**Work instructions**. Leave out all pictures. Return exactly the lines from the top of the material through the line containing "label=[str(c) for c in counts[-1:]]))".
++++
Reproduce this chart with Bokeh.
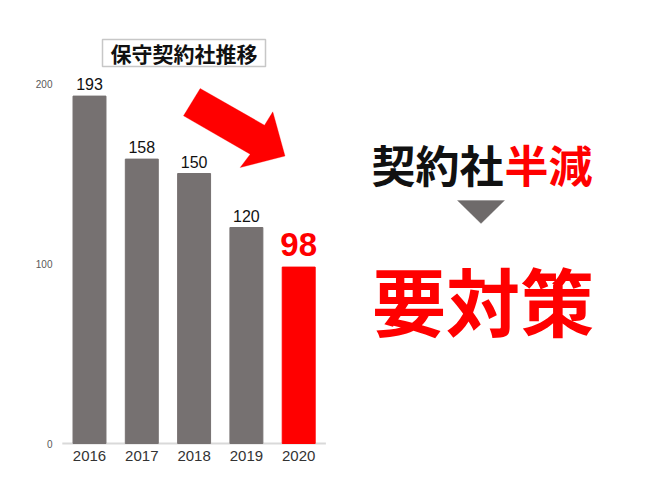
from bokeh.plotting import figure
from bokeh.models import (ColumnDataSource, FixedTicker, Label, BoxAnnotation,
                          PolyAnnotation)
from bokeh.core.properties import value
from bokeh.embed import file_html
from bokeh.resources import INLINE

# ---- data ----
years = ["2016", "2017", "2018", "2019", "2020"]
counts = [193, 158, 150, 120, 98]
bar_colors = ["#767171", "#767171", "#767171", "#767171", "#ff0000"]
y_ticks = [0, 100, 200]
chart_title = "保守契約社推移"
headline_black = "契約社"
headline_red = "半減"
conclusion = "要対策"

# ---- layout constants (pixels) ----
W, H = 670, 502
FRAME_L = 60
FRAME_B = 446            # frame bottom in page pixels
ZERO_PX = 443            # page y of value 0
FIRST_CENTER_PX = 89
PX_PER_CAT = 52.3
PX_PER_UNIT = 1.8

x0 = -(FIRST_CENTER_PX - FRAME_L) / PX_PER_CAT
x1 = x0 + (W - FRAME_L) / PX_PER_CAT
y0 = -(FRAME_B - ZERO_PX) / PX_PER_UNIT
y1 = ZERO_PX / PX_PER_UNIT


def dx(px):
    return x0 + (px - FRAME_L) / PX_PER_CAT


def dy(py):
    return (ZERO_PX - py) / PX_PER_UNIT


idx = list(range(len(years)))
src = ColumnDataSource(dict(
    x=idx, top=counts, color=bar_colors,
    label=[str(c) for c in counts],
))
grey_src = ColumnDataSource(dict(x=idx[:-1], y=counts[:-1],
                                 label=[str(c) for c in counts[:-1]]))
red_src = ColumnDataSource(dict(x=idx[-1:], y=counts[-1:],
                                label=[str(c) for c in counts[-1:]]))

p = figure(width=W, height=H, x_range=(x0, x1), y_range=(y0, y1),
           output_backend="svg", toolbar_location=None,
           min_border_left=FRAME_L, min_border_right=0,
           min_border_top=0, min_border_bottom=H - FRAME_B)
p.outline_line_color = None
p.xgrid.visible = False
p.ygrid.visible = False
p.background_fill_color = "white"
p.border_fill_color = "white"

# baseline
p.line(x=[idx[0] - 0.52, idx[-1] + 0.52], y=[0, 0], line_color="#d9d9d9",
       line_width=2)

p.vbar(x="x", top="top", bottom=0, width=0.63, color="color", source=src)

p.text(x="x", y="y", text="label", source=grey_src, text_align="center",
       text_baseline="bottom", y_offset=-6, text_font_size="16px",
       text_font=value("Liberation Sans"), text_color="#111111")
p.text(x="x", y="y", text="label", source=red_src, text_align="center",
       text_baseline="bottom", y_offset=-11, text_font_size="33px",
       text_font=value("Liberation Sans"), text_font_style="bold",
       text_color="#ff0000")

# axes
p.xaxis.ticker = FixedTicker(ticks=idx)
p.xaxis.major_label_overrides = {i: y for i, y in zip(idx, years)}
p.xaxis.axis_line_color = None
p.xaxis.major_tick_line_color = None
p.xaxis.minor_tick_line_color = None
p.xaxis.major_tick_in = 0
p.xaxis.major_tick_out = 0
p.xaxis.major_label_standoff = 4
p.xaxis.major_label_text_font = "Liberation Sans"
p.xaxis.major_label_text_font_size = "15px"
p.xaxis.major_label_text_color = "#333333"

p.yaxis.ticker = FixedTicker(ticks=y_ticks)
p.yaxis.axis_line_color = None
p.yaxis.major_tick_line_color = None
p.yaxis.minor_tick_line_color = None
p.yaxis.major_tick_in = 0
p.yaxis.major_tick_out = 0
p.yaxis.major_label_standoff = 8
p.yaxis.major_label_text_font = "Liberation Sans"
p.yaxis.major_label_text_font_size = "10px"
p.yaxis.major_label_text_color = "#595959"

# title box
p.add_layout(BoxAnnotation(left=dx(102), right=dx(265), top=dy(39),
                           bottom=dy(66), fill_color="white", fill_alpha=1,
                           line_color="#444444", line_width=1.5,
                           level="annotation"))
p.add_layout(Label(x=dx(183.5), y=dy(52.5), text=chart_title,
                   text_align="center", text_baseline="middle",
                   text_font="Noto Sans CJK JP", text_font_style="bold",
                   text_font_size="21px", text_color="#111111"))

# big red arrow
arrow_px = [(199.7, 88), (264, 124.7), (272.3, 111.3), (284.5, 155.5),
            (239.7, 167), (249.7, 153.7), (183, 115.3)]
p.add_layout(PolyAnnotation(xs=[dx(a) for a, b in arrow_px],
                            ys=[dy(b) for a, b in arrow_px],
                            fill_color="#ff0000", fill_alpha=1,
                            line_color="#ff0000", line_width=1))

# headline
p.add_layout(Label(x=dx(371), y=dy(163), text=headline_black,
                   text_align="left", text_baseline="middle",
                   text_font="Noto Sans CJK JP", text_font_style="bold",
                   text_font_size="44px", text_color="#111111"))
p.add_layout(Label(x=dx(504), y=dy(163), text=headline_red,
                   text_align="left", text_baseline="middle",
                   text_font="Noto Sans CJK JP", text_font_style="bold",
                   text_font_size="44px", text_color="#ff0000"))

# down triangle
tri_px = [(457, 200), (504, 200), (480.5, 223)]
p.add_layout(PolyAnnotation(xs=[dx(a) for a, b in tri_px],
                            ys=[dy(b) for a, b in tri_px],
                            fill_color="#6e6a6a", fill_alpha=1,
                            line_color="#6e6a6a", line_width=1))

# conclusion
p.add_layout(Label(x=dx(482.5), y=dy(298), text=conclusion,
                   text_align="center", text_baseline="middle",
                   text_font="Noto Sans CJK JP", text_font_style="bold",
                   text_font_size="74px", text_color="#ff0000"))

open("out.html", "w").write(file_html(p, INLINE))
++++
**Output for this exercise**.
Reproduce this chart with Bokeh.
from bokeh.plotting import figure
from bokeh.models import (ColumnDataSource, FixedTicker, Label, BoxAnnotation,
                          PolyAnnotation)
from bokeh.core.properties import value
from bokeh.embed import file_html
from bokeh.resources import INLINE

# ---- data ----
years = ["2016", "2017", "2018", "2019", "2020"]
counts = [193, 158, 150, 120, 98]
bar_colors = ["#767171", "#767171", "#767171", "#767171", "#ff0000"]
y_ticks = [0, 100, 200]
chart_title = "保守契約社推移"
headline_black = "契約社"
headline_red = "半減"
conclusion = "要対策"

# ---- layout constants (pixels) ----
W, H = 670, 502
FRAME_L = 60
FRAME_B = 446            # frame bottom in page pixels
ZERO_PX = 443            # page y of value 0
FIRST_CENTER_PX = 89
PX_PER_CAT = 52.3
PX_PER_UNIT = 1.8

x0 = -(FIRST_CENTER_PX - FRAME_L) / PX_PER_CAT
x1 = x0 + (W - FRAME_L) / PX_PER_CAT
y0 = -(FRAME_B - ZERO_PX) / PX_PER_UNIT
y1 = ZERO_PX / PX_PER_UNIT


def dx(px):
    return x0 + (px - FRAME_L) / PX_PER_CAT


def dy(py):
    return (ZERO_PX - py) / PX_PER_UNIT


idx = list(range(len(years)))
src = ColumnDataSource(dict(
    x=idx, top=counts, color=bar_colors,
    label=[str(c) for c in counts],
))
grey_src = ColumnDataSource(dict(x=idx[:-1], y=counts[:-1],
                                 label=[str(c) for c in counts[:-1]]))
red_src = ColumnDataSource(dict(x=idx[-1:], y=counts[-1:],
                                label=[str(c) for c in counts[-1:]]))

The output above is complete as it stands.